**Provided data:**
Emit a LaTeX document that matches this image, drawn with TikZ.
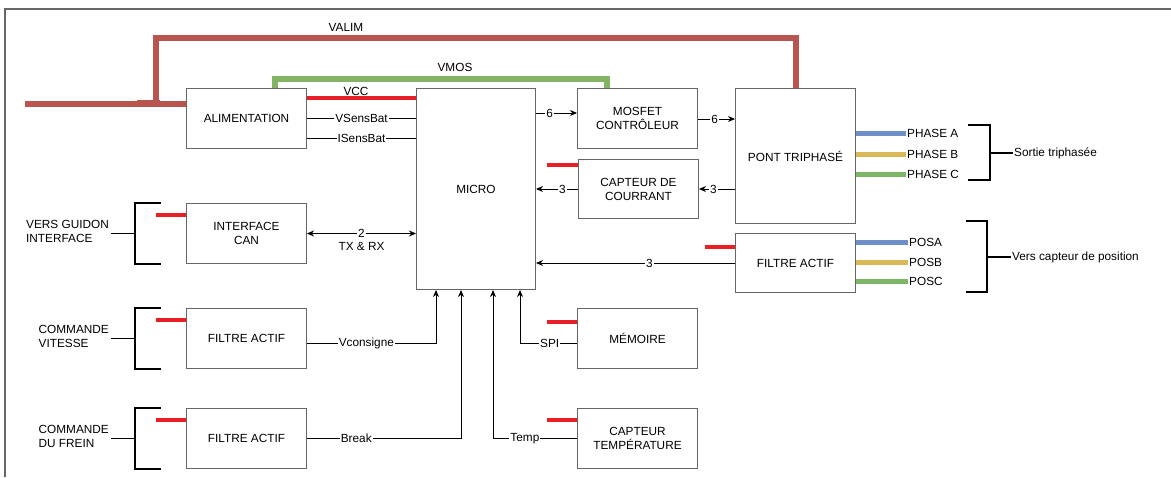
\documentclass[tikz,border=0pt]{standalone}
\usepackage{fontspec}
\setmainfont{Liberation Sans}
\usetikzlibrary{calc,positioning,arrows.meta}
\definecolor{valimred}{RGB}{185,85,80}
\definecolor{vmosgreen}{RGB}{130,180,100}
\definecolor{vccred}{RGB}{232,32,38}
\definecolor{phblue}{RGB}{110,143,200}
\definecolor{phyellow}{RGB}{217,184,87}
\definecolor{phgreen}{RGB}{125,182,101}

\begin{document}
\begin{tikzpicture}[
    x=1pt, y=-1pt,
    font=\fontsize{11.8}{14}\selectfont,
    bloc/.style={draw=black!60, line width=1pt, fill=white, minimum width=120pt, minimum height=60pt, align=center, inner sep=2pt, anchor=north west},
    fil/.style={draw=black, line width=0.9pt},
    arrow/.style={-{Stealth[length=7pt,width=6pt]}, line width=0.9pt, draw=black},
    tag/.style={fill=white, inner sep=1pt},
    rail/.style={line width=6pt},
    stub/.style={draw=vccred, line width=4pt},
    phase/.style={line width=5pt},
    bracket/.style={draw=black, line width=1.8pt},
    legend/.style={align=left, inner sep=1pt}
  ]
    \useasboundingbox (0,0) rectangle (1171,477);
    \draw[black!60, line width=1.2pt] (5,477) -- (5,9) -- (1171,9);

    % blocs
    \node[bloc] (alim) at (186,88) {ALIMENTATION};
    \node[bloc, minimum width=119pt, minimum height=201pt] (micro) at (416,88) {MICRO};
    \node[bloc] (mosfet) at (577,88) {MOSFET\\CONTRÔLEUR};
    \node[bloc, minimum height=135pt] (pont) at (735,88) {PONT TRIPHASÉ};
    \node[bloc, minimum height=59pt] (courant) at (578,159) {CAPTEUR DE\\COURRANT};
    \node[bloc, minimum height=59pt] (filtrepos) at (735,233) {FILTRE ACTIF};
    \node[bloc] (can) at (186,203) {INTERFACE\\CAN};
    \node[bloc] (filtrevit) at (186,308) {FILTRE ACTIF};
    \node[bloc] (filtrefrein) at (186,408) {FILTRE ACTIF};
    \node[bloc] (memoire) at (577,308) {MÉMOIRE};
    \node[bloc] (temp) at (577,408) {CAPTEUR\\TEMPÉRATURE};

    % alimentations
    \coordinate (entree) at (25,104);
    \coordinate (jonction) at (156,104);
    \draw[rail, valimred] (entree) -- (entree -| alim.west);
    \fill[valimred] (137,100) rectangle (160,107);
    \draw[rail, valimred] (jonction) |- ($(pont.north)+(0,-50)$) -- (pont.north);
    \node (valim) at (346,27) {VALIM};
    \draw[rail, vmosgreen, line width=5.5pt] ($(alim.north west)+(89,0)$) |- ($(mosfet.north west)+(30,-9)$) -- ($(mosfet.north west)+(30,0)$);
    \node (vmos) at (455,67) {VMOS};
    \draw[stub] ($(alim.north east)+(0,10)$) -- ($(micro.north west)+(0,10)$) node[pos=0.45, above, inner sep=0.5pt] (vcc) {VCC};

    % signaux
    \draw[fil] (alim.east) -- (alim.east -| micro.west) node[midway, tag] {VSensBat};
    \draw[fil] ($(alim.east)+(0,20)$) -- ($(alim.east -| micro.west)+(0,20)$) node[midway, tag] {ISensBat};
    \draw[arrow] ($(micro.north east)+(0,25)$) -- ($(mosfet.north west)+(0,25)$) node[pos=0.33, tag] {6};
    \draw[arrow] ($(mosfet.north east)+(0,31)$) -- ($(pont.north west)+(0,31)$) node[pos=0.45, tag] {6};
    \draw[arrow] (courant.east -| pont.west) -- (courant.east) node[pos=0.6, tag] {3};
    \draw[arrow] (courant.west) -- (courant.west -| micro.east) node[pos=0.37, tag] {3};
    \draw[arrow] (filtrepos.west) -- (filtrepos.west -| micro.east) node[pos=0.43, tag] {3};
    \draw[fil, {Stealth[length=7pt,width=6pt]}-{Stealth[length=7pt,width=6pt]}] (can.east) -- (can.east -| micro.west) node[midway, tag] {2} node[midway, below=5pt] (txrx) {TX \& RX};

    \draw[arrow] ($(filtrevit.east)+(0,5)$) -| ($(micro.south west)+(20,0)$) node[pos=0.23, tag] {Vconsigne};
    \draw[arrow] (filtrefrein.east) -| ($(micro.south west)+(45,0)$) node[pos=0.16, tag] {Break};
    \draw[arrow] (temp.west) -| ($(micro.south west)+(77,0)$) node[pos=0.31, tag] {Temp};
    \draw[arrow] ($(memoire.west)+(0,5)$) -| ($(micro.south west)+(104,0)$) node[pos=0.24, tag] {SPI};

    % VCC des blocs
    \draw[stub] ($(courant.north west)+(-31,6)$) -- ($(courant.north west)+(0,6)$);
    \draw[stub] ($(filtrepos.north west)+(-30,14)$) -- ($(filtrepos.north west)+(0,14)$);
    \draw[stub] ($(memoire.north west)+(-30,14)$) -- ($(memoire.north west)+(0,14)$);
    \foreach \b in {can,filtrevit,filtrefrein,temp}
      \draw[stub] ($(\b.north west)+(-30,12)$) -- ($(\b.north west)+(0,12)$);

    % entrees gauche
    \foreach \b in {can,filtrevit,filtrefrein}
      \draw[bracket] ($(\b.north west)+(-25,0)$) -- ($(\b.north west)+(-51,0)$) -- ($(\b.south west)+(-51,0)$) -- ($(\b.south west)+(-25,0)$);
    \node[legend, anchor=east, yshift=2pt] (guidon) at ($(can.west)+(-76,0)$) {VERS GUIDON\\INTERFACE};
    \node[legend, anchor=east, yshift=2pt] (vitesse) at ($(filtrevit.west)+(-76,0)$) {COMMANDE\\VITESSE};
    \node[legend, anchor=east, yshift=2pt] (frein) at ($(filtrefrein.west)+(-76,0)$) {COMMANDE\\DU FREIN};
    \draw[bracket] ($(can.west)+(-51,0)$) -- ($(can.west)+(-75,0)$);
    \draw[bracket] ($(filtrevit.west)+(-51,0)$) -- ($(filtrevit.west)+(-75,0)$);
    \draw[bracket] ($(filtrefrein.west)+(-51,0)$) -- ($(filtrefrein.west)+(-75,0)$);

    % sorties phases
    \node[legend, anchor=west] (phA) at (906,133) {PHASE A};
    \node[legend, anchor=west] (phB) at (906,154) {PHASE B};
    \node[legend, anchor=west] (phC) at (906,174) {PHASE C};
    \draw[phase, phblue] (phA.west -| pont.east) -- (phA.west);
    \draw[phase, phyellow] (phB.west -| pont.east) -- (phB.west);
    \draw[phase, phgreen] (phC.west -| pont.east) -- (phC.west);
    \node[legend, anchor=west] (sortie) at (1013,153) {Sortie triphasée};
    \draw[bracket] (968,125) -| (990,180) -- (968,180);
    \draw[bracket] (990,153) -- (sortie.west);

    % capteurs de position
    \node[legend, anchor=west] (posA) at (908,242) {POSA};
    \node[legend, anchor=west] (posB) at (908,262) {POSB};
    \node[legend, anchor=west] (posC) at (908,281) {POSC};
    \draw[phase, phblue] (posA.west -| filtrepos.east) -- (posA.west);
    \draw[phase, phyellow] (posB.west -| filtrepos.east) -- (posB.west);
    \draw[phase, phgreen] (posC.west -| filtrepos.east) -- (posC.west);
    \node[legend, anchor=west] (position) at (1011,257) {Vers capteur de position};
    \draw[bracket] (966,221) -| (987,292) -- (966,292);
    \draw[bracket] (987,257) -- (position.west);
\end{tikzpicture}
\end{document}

**Aim:**
The pictures should not be reproduced; quote all of the other material exactly.

**Complete answer:**
Emit a LaTeX document that matches this image, drawn with TikZ.
\documentclass[tikz,border=0pt]{standalone}
\usepackage{fontspec}
\setmainfont{Liberation Sans}
\usetikzlibrary{calc,positioning,arrows.meta}
\definecolor{valimred}{RGB}{185,85,80}
\definecolor{vmosgreen}{RGB}{130,180,100}
\definecolor{vccred}{RGB}{232,32,38}
\definecolor{phblue}{RGB}{110,143,200}
\definecolor{phyellow}{RGB}{217,184,87}
\definecolor{phgreen}{RGB}{125,182,101}

\begin{document}
\begin{tikzpicture}[
    x=1pt, y=-1pt,
    font=\fontsize{11.8}{14}\selectfont,
    bloc/.style={draw=black!60, line width=1pt, fill=white, minimum width=120pt, minimum height=60pt, align=center, inner sep=2pt, anchor=north west},
    fil/.style={draw=black, line width=0.9pt},
    arrow/.style={-{Stealth[length=7pt,width=6pt]}, line width=0.9pt, draw=black},
    tag/.style={fill=white, inner sep=1pt},
    rail/.style={line width=6pt},
    stub/.style={draw=vccred, line width=4pt},
    phase/.style={line width=5pt},
    bracket/.style={draw=black, line width=1.8pt},
    legend/.style={align=left, inner sep=1pt}
  ]
    \useasboundingbox (0,0) rectangle (1171,477);
    \draw[black!60, line width=1.2pt] (5,477) -- (5,9) -- (1171,9);

    % blocs
    \node[bloc] (alim) at (186,88) {ALIMENTATION};
    \node[bloc, minimum width=119pt, minimum height=201pt] (micro) at (416,88) {MICRO};
    \node[bloc] (mosfet) at (577,88) {MOSFET\\CONTRÔLEUR};
    \node[bloc, minimum height=135pt] (pont) at (735,88) {PONT TRIPHASÉ};
    \node[bloc, minimum height=59pt] (courant) at (578,159) {CAPTEUR DE\\COURRANT};
    \node[bloc, minimum height=59pt] (filtrepos) at (735,233) {FILTRE ACTIF};
    \node[bloc] (can) at (186,203) {INTERFACE\\CAN};
    \node[bloc] (filtrevit) at (186,308) {FILTRE ACTIF};
    \node[bloc] (filtrefrein) at (186,408) {FILTRE ACTIF};
    \node[bloc] (memoire) at (577,308) {MÉMOIRE};
    \node[bloc] (temp) at (577,408) {CAPTEUR\\TEMPÉRATURE};

    % alimentations
    \coordinate (entree) at (25,104);
    \coordinate (jonction) at (156,104);
    \draw[rail, valimred] (entree) -- (entree -| alim.west);
    \fill[valimred] (137,100) rectangle (160,107);
    \draw[rail, valimred] (jonction) |- ($(pont.north)+(0,-50)$) -- (pont.north);
    \node (valim) at (346,27) {VALIM};
    \draw[rail, vmosgreen, line width=5.5pt] ($(alim.north west)+(89,0)$) |- ($(mosfet.north west)+(30,-9)$) -- ($(mosfet.north west)+(30,0)$);
    \node (vmos) at (455,67) {VMOS};
    \draw[stub] ($(alim.north east)+(0,10)$) -- ($(micro.north west)+(0,10)$) node[pos=0.45, above, inner sep=0.5pt] (vcc) {VCC};

    % signaux
    \draw[fil] (alim.east) -- (alim.east -| micro.west) node[midway, tag] {VSensBat};
    \draw[fil] ($(alim.east)+(0,20)$) -- ($(alim.east -| micro.west)+(0,20)$) node[midway, tag] {ISensBat};
    \draw[arrow] ($(micro.north east)+(0,25)$) -- ($(mosfet.north west)+(0,25)$) node[pos=0.33, tag] {6};
    \draw[arrow] ($(mosfet.north east)+(0,31)$) -- ($(pont.north west)+(0,31)$) node[pos=0.45, tag] {6};
    \draw[arrow] (courant.east -| pont.west) -- (courant.east) node[pos=0.6, tag] {3};
    \draw[arrow] (courant.west) -- (courant.west -| micro.east) node[pos=0.37, tag] {3};
    \draw[arrow] (filtrepos.west) -- (filtrepos.west -| micro.east) node[pos=0.43, tag] {3};
    \draw[fil, {Stealth[length=7pt,width=6pt]}-{Stealth[length=7pt,width=6pt]}] (can.east) -- (can.east -| micro.west) node[midway, tag] {2} node[midway, below=5pt] (txrx) {TX \& RX};

    \draw[arrow] ($(filtrevit.east)+(0,5)$) -| ($(micro.south west)+(20,0)$) node[pos=0.23, tag] {Vconsigne};
    \draw[arrow] (filtrefrein.east) -| ($(micro.south west)+(45,0)$) node[pos=0.16, tag] {Break};
    \draw[arrow] (temp.west) -| ($(micro.south west)+(77,0)$) node[pos=0.31, tag] {Temp};
    \draw[arrow] ($(memoire.west)+(0,5)$) -| ($(micro.south west)+(104,0)$) node[pos=0.24, tag] {SPI};

    % VCC des blocs
    \draw[stub] ($(courant.north west)+(-31,6)$) -- ($(courant.north west)+(0,6)$);
    \draw[stub] ($(filtrepos.north west)+(-30,14)$) -- ($(filtrepos.north west)+(0,14)$);
    \draw[stub] ($(memoire.north west)+(-30,14)$) -- ($(memoire.north west)+(0,14)$);
    \foreach \b in {can,filtrevit,filtrefrein,temp}
      \draw[stub] ($(\b.north west)+(-30,12)$) -- ($(\b.north west)+(0,12)$);

    % entrees gauche
    \foreach \b in {can,filtrevit,filtrefrein}
      \draw[bracket] ($(\b.north west)+(-25,0)$) -- ($(\b.north west)+(-51,0)$) -- ($(\b.south west)+(-51,0)$) -- ($(\b.south west)+(-25,0)$);
    \node[legend, anchor=east, yshift=2pt] (guidon) at ($(can.west)+(-76,0)$) {VERS GUIDON\\INTERFACE};
    \node[legend, anchor=east, yshift=2pt] (vitesse) at ($(filtrevit.west)+(-76,0)$) {COMMANDE\\VITESSE};
    \node[legend, anchor=east, yshift=2pt] (frein) at ($(filtrefrein.west)+(-76,0)$) {COMMANDE\\DU FREIN};
    \draw[bracket] ($(can.west)+(-51,0)$) -- ($(can.west)+(-75,0)$);
    \draw[bracket] ($(filtrevit.west)+(-51,0)$) -- ($(filtrevit.west)+(-75,0)$);
    \draw[bracket] ($(filtrefrein.west)+(-51,0)$) -- ($(filtrefrein.west)+(-75,0)$);

    % sorties phases
    \node[legend, anchor=west] (phA) at (906,133) {PHASE A};
    \node[legend, anchor=west] (phB) at (906,154) {PHASE B};
    \node[legend, anchor=west] (phC) at (906,174) {PHASE C};
    \draw[phase, phblue] (phA.west -| pont.east) -- (phA.west);
    \draw[phase, phyellow] (phB.west -| pont.east) -- (phB.west);
    \draw[phase, phgreen] (phC.west -| pont.east) -- (phC.west);
    \node[legend, anchor=west] (sortie) at (1013,153) {Sortie triphasée};
    \draw[bracket] (968,125) -| (990,180) -- (968,180);
    \draw[bracket] (990,153) -- (sortie.west);

    % capteurs de position
    \node[legend, anchor=west] (posA) at (908,242) {POSA};
    \node[legend, anchor=west] (posB) at (908,262) {POSB};
    \node[legend, anchor=west] (posC) at (908,281) {POSC};
    \draw[phase, phblue] (posA.west -| filtrepos.east) -- (posA.west);
    \draw[phase, phyellow] (posB.west -| filtrepos.east) -- (posB.west);
    \draw[phase, phgreen] (posC.west -| filtrepos.east) -- (posC.west);
    \node[legend, anchor=west] (position) at (1011,257) {Vers capteur de position};
    \draw[bracket] (966,221) -| (987,292) -- (966,292);
    \draw[bracket] (987,257) -- (position.west);
\end{tikzpicture}
\end{document}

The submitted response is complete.